** BEGIN **
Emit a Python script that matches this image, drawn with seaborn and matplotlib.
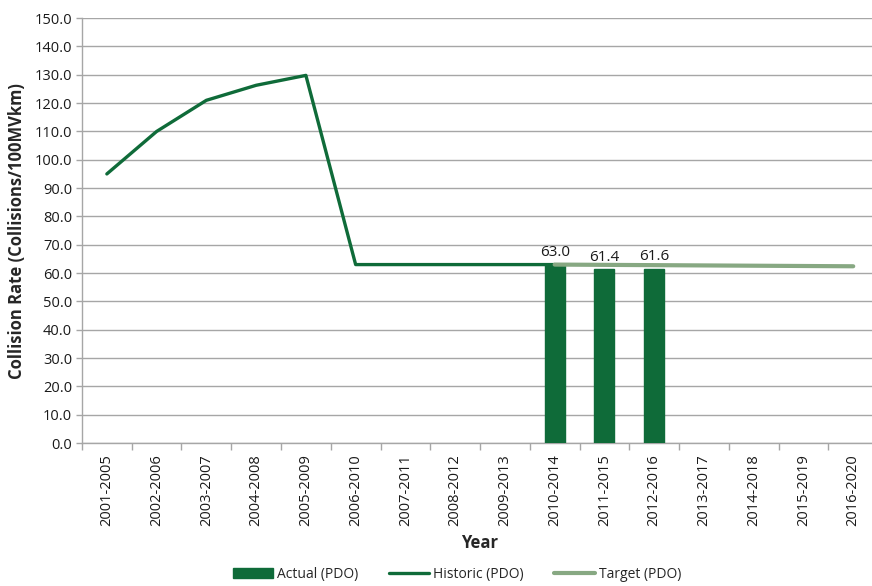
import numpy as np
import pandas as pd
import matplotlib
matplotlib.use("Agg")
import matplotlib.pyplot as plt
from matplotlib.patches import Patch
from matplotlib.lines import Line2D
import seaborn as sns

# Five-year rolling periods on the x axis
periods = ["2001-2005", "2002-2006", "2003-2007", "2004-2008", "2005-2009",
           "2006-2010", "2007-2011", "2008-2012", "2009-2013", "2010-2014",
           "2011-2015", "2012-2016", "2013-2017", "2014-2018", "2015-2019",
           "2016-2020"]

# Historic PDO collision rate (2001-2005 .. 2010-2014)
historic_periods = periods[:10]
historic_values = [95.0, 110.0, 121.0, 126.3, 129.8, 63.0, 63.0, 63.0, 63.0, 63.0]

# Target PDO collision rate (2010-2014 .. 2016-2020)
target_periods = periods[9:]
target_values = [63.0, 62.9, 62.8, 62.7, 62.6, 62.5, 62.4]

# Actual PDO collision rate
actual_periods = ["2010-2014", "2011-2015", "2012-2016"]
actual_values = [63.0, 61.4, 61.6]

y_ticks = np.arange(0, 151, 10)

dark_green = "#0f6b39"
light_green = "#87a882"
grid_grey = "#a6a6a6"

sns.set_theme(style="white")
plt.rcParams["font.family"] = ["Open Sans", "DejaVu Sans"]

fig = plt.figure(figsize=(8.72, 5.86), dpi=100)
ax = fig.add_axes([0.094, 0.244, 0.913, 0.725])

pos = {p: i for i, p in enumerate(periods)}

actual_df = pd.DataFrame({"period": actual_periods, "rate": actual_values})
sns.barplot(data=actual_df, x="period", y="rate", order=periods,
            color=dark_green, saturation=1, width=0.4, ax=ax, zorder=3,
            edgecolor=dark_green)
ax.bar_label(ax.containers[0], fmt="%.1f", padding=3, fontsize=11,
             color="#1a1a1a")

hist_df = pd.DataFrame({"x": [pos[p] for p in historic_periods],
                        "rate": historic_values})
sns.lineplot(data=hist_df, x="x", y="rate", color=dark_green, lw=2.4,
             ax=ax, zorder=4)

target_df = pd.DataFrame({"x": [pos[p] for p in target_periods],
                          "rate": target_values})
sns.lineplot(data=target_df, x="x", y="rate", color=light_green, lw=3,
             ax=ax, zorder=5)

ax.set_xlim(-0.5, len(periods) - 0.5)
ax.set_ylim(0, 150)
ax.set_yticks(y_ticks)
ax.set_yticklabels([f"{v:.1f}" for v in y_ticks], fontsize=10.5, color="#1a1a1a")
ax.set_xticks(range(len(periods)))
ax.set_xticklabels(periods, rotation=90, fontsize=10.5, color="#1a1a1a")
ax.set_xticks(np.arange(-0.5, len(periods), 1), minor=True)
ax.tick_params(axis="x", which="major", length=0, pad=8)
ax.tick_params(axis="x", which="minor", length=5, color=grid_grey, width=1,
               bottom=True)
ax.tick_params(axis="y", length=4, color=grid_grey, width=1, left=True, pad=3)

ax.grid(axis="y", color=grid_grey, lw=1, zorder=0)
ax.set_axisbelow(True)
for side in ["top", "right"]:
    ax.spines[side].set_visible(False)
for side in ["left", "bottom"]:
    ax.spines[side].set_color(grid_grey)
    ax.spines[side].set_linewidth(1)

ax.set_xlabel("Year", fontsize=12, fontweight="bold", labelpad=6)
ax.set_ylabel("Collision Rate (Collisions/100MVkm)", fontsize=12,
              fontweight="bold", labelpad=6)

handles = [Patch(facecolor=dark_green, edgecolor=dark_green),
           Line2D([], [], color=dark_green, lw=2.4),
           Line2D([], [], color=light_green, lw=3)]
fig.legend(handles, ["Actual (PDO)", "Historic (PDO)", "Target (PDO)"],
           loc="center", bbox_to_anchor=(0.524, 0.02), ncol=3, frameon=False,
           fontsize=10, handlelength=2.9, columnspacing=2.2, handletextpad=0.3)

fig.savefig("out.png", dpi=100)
** END **
Copy out all lines from the material above that contain the string "matplotlib".

Emit a Python script that matches this image, drawn with seaborn and matplotlib.
import matplotlib
matplotlib.use("Agg")
import matplotlib.pyplot as plt
from matplotlib.patches import Patch
from matplotlib.lines import Line2D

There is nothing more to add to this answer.